- **Written instruction**
Keep to the lines from the line containing "Recreate this image as a Python" through the line containing "8e-25, 9e-25, 1e-24]": copy them exactly and leave every picture out.

Plotting code records
▬▬▬

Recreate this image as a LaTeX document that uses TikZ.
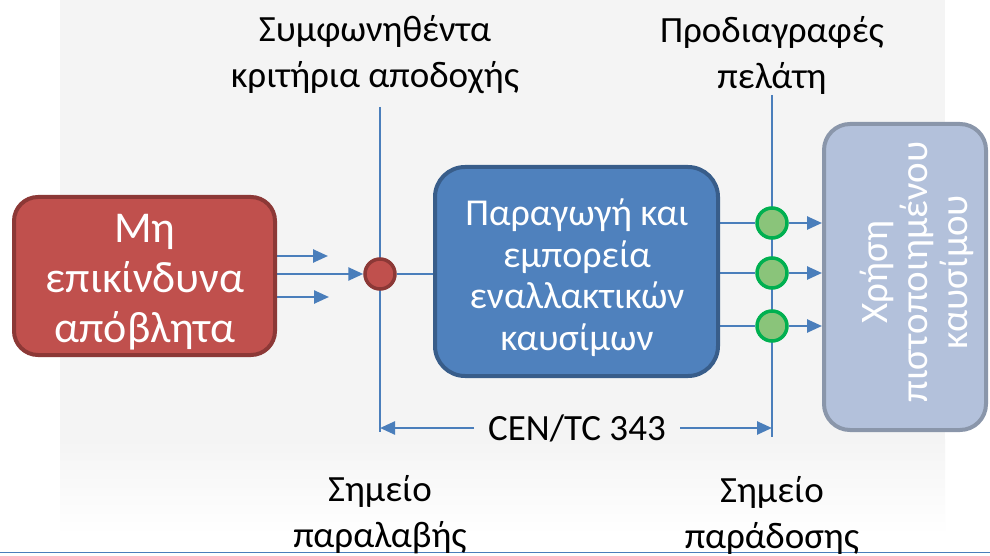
\documentclass[tikz,border=0pt]{standalone}
\usepackage{fontspec}
\setmainfont{Carlito}
\usetikzlibrary{arrows.meta}

\definecolor{redf}{HTML}{C0504D}
\definecolor{redd}{HTML}{8C3836}
\definecolor{bluef}{HTML}{4F81BD}
\definecolor{blued}{HTML}{385D8A}
\definecolor{grayf}{HTML}{B3C1DB}
\definecolor{grayd}{HTML}{8A96AA}
\definecolor{greenf}{HTML}{8AC47A}
\definecolor{greend}{HTML}{00B050}
\definecolor{linec}{HTML}{4A7EBB}
\definecolor{bgray}{HTML}{F4F4F4}

\pgfdeclarelayer{bg}
\pgfdeclarelayer{wires}
\pgfsetlayers{bg,wires,main}

\begin{document}
\begin{tikzpicture}[x=1pt,y=-1pt,
  box/.style={rounded corners=24pt, line width=4pt, inner sep=0pt},
  boxtext/.style={text=white, align=center, inner sep=0pt},
  wire/.style={draw=linec, line width=2.5pt},
  guide/.style={draw=linec, line width=1.5pt},
  arr/.style={wire, -{Triangle[length=15pt,width=13pt]}},
  dot/.style={circle, minimum size=30pt, inner sep=0pt, line width=3.5pt},
  lab/.style={align=center, text=black, inner sep=0pt, font=\fontsize{37}{46}\selectfont}]
\useasboundingbox (0,0) rectangle (990,556);

% page background and footer rule
\begin{pgfonlayer}{bg}
  \fill[white] (0,0) rectangle (990,556);
  \fill[bgray] (60,0) rectangle (945,440);
  \shade[top color=bgray, bottom color=white] (60,439) rectangle (945,535);
  \draw[guide] (0,552.5) -- (990,552.5);
\end{pgfonlayer}

% main blocks
\node[box, fill=redf, draw=redd, minimum width=261pt, minimum height=158pt] (waste) at (144.5,276) {};
\node[boxtext, font=\fontsize{44}{50}\selectfont] (wastelbl) at (145,282) {Μη\\επικίνδυνα\\απόβλητα};
\node[box, fill=bluef, draw=blued, rounded corners=30pt, minimum width=283pt, minimum height=209pt] (prod) at (576.5,271.5) {};
\node[boxtext, font=\fontsize{38}{41.5}\selectfont] (prodlbl) at (577,277.5) {Παραγωγή και\\εμπορεία\\εναλλακτικών\\καυσίμων};
\node[box, fill=grayf, draw=grayd, rounded corners=26pt, minimum width=162pt, minimum height=306pt] (use) at (905,277) {};
\node[boxtext, rotate=90, font=\fontsize{39}{40}\selectfont] (uselbl) at (917,272) {Χρήση\\πιστοποιημένου\\καυσίμου};

% delivery and reception points
\node[dot, fill=redf, draw=redd] (recv) at (380,274) {};
\node[dot, fill=greenf, draw=greend] (g1) at (772,223) {};
\node[dot, fill=greenf, draw=greend] (g2) at (772,273) {};
\node[dot, fill=greenf, draw=greend] (g3) at (772,326) {};

% labels
\node[lab] (crit) at (375,55) {Συμφωνηθέντα\\κριτήρια αποδοχής};
\node[lab] (spec) at (772,55) {Προδιαγραφές\\πελάτη};
\node[lab] (rp) at (380,515) {Σημείο\\παραλαβής};
\node[lab] (dp) at (772,515) {Σημείο\\παράδοσης};
\node[lab, inner xsep=14pt] (cen) at (577,428) {CEN/TC 343};

% guide line ends and short arrow ends
\coordinate (rtop) at (380,107);
\coordinate (rbot) at (380,432);
\coordinate (dtop) at (772,95);
\coordinate (dbot) at (772,437);
\coordinate (s1) at (328,256);
\coordinate (s3) at (329,297);

\begin{pgfonlayer}{wires}
  \draw[guide] (rtop) -- (rbot);
  \draw[guide] (dtop) -- (dbot);
  \draw[arr] (waste.east |- s1) -- (s1);
  \draw[arr] (waste.east |- recv) -- (recv.west);
  \draw[arr] (waste.east |- s3) -- (s3);
  \draw[wire, line width=2pt] (recv) -- (prod.west |- recv);
  \foreach \g in {g1,g2,g3}{
    \draw[wire] (prod.east |- \g) -- (\g);
    \draw[arr] (\g) -- (use.west |- \g);
  }
  \draw[arr] (cen.west) -- (cen.west -| rbot);
  \draw[arr] (cen.east) -- (cen.east -| dbot);
\end{pgfonlayer}
\end{tikzpicture}
\end{document}
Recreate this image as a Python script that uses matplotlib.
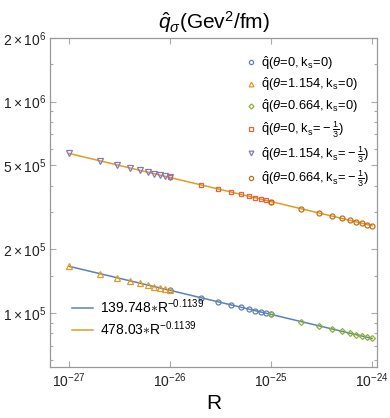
import matplotlib
matplotlib.use("Agg")
import matplotlib.pyplot as plt
from matplotlib.lines import Line2D
import numpy as np

plt.rcParams['font.family'] = ['Liberation Sans', 'DejaVu Sans']
plt.rcParams['mathtext.fontset'] = 'custom'
plt.rcParams['mathtext.rm'] = 'Liberation Sans'
plt.rcParams['mathtext.it'] = 'Liberation Sans:italic'

# ---- data ----
R_a = [1e-27, 2e-27, 3e-27, 4e-27, 5e-27, 6e-27, 7e-27, 8e-27, 9e-27, 1e-26]
R_b = [1e-26, 2e-26, 3e-26, 4e-26, 5e-26, 6e-26, 7e-26, 8e-26, 9e-26, 1e-25]
R_c = [1e-25, 2e-25, 3e-25, 4e-25, 5e-25, 6e-25, 7e-25, 8e-25, 9e-25, 1e-24]

q_theta0_k0 = [127900, 118200, 112900, 109200, 106500, 104300, 102500, 100900, 99560, 98390]
q_theta1154_k0 = [166200, 153600, 146700, 142000, 138400, 135600, 133200, 131200, 129400, 127900]
q_theta0664_k0 = [98390, 90920, 86830, 84020, 81890, 80190, 78780, 77580, 76550, 75690]
q_theta0_k13 = [437500, 404300, 386200, 373700, 364300, 356800, 350600, 345200, 340600, 336600]
q_theta1154_k13 = [568500, 525400, 501800, 485700, 473400, 463800, 455600, 448800, 442700, 437500]
q_theta0664_k13 = [336600, 311000, 297000, 287400, 280100, 274300, 269500, 265400, 261800, 258900]

fit_R = [1e-27, 1e-24]
fit1 = [166200, 75690]
fit2 = [568500, 258900]

series_labels = [
    r'$\hat{\mathrm{q}}(\theta\!=\!0,\mathrm{k_s}\!=\!0)$',
    r'$\hat{\mathrm{q}}(\theta\!=\!1.154,\mathrm{k_s}\!=\!0)$',
    r'$\hat{\mathrm{q}}(\theta\!=\!0.664,\mathrm{k_s}\!=\!0)$',
    r'$\hat{\mathrm{q}}(\theta\!=\!0,\mathrm{k_s}\!=\!-\frac{1}{3})$',
    r'$\hat{\mathrm{q}}(\theta\!=\!1.154,\mathrm{k_s}\!=\!-\frac{1}{3})$',
    r'$\hat{\mathrm{q}}(\theta\!=\!0.664,\mathrm{k_s}\!=\!-\frac{1}{3})$',
]
fit_labels = [r'139.748$\ast$R$^{-0.1139}$', r'478.03$\ast$R$^{-0.1139}$']

colors = ['#5E81B5', '#E19C24', '#8FB032', '#EB6235', '#8778B3', '#C56E1A']
markers = ['o', '^', 'D', 's', 'v', 'o']
msizes = [3.6, 4.0, 3.0, 3.3, 4.0, 3.6]

fig = plt.figure(figsize=(3.9, 4.18), dpi=100)
ax = fig.add_axes([0.128, 0.122, 0.839, 0.787])

ax.plot(fit_R, fit1, color=colors[0], lw=1.1, zorder=2)
ax.plot(fit_R, fit2, color=colors[1], lw=1.1, zorder=2)

data = [(R_b, q_theta0_k0), (R_a, q_theta1154_k0), (R_c, q_theta0664_k0),
        (R_b, q_theta0_k13), (R_a, q_theta1154_k13), (R_c, q_theta0664_k13)]
handles = []
for (x, y), c, m, ms, lab in zip(data, colors, markers, msizes, series_labels):
    h, = ax.plot(x, y, ls='none', marker=m, ms=ms, mfc='none', mec=c, mew=0.9,
                 zorder=3, label=lab)
    handles.append(h)

ax.set_xscale('log')
ax.set_yscale('log')
ax.set_xlim(10**-27.19, 10**-23.95)
ax.set_ylim(55470, 2e6)

ax.set_xticks([1e-27, 1e-26, 1e-25, 1e-24])
ax.set_xticklabels([r'$10^{-27}$', r'$10^{-26}$', r'$10^{-25}$', r'$10^{-24}$'])
ax.xaxis.set_minor_locator(matplotlib.ticker.NullLocator())
ax.set_yticks([1e5, 2e5, 5e5, 1e6, 2e6])
ax.set_yticklabels([r'$1\times10^{5}$', r'$2\times10^{5}$', r'$5\times10^{5}$',
                    r'$1\times10^{6}$', r'$2\times10^{6}$'])
ax.set_yticks([6e4, 7e4, 8e4, 9e4, 1.5e5, 3e5, 4e5, 6e5, 7e5, 8e5, 9e5, 1.5e6], minor=True)
ax.yaxis.set_minor_formatter(matplotlib.ticker.NullFormatter())

ax.tick_params(which='both', direction='in', top=True, right=True, color='#aaaaaa',
               labelsize=10, labelcolor='#222222', width=0.8)
ax.tick_params(which='major', length=4, pad=3)
ax.tick_params(which='minor', length=2.5)
for s in ax.spines.values():
    s.set_color('#999999')
    s.set_linewidth(0.9)

ax.set_title(r'$\hat{q}_\sigma$(Gev$^2$/fm)', fontsize=15, pad=7)
ax.set_xlabel('R', fontsize=15, labelpad=3)

leg1 = ax.legend(handles=handles, loc='upper right', bbox_to_anchor=(1.0, 0.975),
                 frameon=False, fontsize=9.3, handlelength=0.6, handletextpad=0.5,
                 labelspacing=0.32, borderaxespad=0.2, markerscale=0.85)
ax.add_artist(leg1)
fh = [Line2D([], [], color=colors[0], lw=1.1), Line2D([], [], color=colors[1], lw=1.1)]
ax.legend(handles=fh, labels=fit_labels, loc='lower left', bbox_to_anchor=(0.03, 0.05),
          frameon=False, fontsize=10, handlelength=1.5, handletextpad=0.5,
          labelspacing=0.25)

fig.savefig('out.png', dpi=100)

▬▬▬

- **Written answer**
Recreate this image as a Python script that uses matplotlib.
import matplotlib
matplotlib.use("Agg")
import matplotlib.pyplot as plt
from matplotlib.lines import Line2D
import numpy as np

plt.rcParams['font.family'] = ['Liberation Sans', 'DejaVu Sans']
plt.rcParams['mathtext.fontset'] = 'custom'
plt.rcParams['mathtext.rm'] = 'Liberation Sans'
plt.rcParams['mathtext.it'] = 'Liberation Sans:italic'

# ---- data ----
R_a = [1e-27, 2e-27, 3e-27, 4e-27, 5e-27, 6e-27, 7e-27, 8e-27, 9e-27, 1e-26]
R_b = [1e-26, 2e-26, 3e-26, 4e-26, 5e-26, 6e-26, 7e-26, 8e-26, 9e-26, 1e-25]
R_c = [1e-25, 2e-25, 3e-25, 4e-25, 5e-25, 6e-25, 7e-25, 8e-25, 9e-25, 1e-24]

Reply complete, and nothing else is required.